I feel like I'm rambling aimlessly, so here's a list of things I particularly liked, and a few things I didn't. (Warning: Spoilers ahead!)

  • The movie elicits audience participation, it leaves a little room for debate. The ending with top just starting to wobble was great.
  • Joseph Gordon-Levitt and that entire no-gravity fight sequence.
  • I liked the time difference between dream levels.
  • Tom Hardy. Who is he and why has he not been in more movies?
  • This movie is not a remake, prequel, adaptation, or sequel. It's actually a unique story, and an interesting one.
  • The movie expects you to pay attention. It doesn't recap or dumb down. If they've said it once, they're done and moving on.
  • The movie was complex, but not too twisty. No sudden shockers that make you re-evaluate everything you've seen already. I like twists, but in a movie this complex, I appreciated that it was fairly straight-forward. (Though I did spend the entire movie trying to predict how the rug was going to be pulled out from under me. Was Cobb the one really being inceptioned? Was the entire heist an elaborate hoax to steal something from Cobb's mind?)

Didn't like:
  • The snow action scene. Skiing and guns? Meh.
  • The reason for the inception felt kind of weak. I get why Leonardo DiCaprio went through with it, but all of those other people? To prevent an energy monopoly? Lame.
  • The characters were all pretty flat. Even Leo. This is the second movie in a row that he's been grieving a dead wife. Speaking of which, out of the five Chris Nolan movies I've seen, four have the main character grieving over a dead love interest. Memento, The Prestige, The Dark Knight, and now Inception. (Five out of five if you count Bruce Wayne grieving over the loss of his parents, in Batman Begins.) If I were Chris Nolan's wife, I'd be slightly concerned.
  • There were a few logic fails that I haven't been able to reconcile. In dream level 1 (the city in the rain), the fall into the water is enough of a kick, but the van flipping over isn't? Shouldn't Joseph Gordon-Levitt at least wake up at that point? If no gravity in dream level 1 means no gravity in dream level 2 (hotel), then how is there gravity in all the deeper levels? It's not as if there really was no gravity; they were in the airplane the entire time and were just dreaming that there was no gravity. None of these were really enough to take me out of the story, but when I'm discussing it afterward (as this movie demands that you do), I prefer a movie where everything makes sense, no matter how complicated the story.
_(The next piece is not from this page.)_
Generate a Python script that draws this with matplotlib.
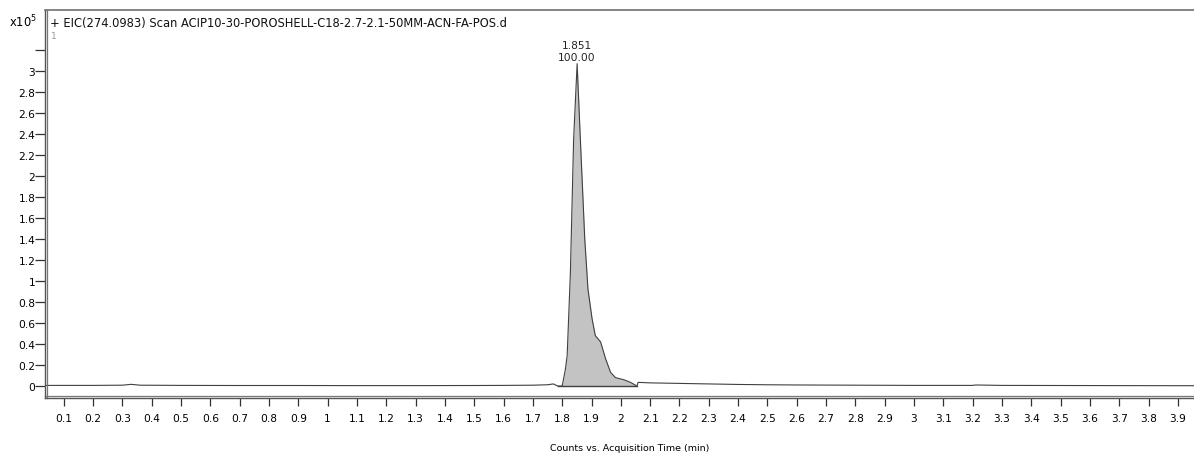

I always underestimate how incredibly fun a great action movie can be. I really enjoyed watching this movie. I felt the same way leaving the theater after watching the most recent James Bond movies. It was an exhilarating ride that was immensely entertaining. I look forward to seeing it again.


Jilly said...

Also, the trailer music makes for a pretty wicked Harry Potter 7 trailer.

Brokenbyclouds said...

This sums it up pretty well.

I was also pretty underwhelmed by what Nolan considers a dream and there were more logic fails that were dumb but that's all I'd add.

Its a pretty ok film that I'll forget about completely by next month.